What to produce » Produce a word-for-word copy of the listing below without its pictures.

Provided data »

━━━━━━━━━━━━━━━━━━━━

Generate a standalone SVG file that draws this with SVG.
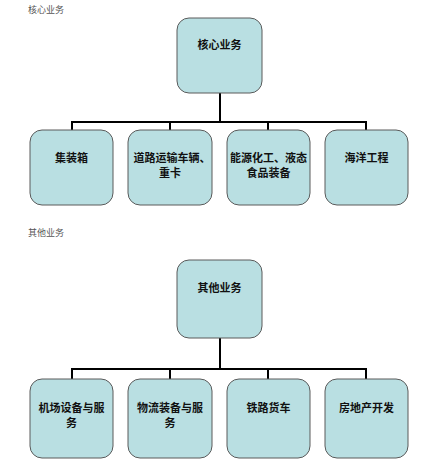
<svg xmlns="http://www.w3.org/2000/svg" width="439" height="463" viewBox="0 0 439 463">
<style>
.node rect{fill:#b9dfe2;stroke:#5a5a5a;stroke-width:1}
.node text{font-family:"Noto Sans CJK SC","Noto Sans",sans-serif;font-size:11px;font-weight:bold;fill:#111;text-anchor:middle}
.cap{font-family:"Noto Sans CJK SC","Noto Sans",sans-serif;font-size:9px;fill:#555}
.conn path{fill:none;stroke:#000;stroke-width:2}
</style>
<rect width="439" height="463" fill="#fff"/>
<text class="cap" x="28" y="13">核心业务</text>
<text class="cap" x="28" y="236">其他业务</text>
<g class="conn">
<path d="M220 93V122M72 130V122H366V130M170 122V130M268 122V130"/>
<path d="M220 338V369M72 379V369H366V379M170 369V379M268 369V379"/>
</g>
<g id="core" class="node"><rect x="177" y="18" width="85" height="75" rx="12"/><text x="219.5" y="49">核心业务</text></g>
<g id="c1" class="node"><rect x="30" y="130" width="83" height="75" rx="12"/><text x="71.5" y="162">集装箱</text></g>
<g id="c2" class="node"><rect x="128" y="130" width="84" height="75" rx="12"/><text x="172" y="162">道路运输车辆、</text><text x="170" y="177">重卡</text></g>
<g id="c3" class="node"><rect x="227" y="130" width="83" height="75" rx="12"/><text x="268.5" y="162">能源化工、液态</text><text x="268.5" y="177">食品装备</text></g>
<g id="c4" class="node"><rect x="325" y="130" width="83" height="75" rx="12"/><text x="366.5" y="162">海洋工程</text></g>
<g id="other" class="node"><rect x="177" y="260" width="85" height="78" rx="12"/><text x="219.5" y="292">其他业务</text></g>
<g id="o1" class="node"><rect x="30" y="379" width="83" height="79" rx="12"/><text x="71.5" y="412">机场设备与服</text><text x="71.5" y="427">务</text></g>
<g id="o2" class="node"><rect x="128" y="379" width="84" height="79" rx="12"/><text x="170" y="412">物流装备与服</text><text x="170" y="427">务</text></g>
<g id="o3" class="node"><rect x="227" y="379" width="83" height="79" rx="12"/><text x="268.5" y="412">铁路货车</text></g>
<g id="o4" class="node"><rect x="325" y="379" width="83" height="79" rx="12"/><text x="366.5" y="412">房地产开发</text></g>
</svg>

━━━━━━━━━━━━━━━━━━━━

Solution to the exercise »
Generate a standalone SVG file that draws this with SVG.
<svg xmlns="http://www.w3.org/2000/svg" width="439" height="463" viewBox="0 0 439 463">
<style>
.node rect{fill:#b9dfe2;stroke:#5a5a5a;stroke-width:1}
.node text{font-family:"Noto Sans CJK SC","Noto Sans",sans-serif;font-size:11px;font-weight:bold;fill:#111;text-anchor:middle}
.cap{font-family:"Noto Sans CJK SC","Noto Sans",sans-serif;font-size:9px;fill:#555}
.conn path{fill:none;stroke:#000;stroke-width:2}
</style>
<rect width="439" height="463" fill="#fff"/>
<text class="cap" x="28" y="13">核心业务</text>
<text class="cap" x="28" y="236">其他业务</text>
<g class="conn">
<path d="M220 93V122M72 130V122H366V130M170 122V130M268 122V130"/>
<path d="M220 338V369M72 379V369H366V379M170 369V379M268 369V379"/>
</g>
<g id="core" class="node"><rect x="177" y="18" width="85" height="75" rx="12"/><text x="219.5" y="49">核心业务</text></g>
<g id="c1" class="node"><rect x="30" y="130" width="83" height="75" rx="12"/><text x="71.5" y="162">集装箱</text></g>
<g id="c2" class="node"><rect x="128" y="130" width="84" height="75" rx="12"/><text x="172" y="162">道路运输车辆、</text><text x="170" y="177">重卡</text></g>
<g id="c3" class="node"><rect x="227" y="130" width="83" height="75" rx="12"/><text x="268.5" y="162">能源化工、液态</text><text x="268.5" y="177">食品装备</text></g>
<g id="c4" class="node"><rect x="325" y="130" width="83" height="75" rx="12"/><text x="366.5" y="162">海洋工程</text></g>
<g id="other" class="node"><rect x="177" y="260" width="85" height="78" rx="12"/><text x="219.5" y="292">其他业务</text></g>
<g id="o1" class="node"><rect x="30" y="379" width="83" height="79" rx="12"/><text x="71.5" y="412">机场设备与服</text><text x="71.5" y="427">务</text></g>
<g id="o2" class="node"><rect x="128" y="379" width="84" height="79" rx="12"/><text x="170" y="412">物流装备与服</text><text x="170" y="427">务</text></g>
<g id="o3" class="node"><rect x="227" y="379" width="83" height="79" rx="12"/><text x="268.5" y="412">铁路货车</text></g>
<g id="o4" class="node"><rect x="325" y="379" width="83" height="79" rx="12"/><text x="366.5" y="412">房地产开发</text></g>
</svg>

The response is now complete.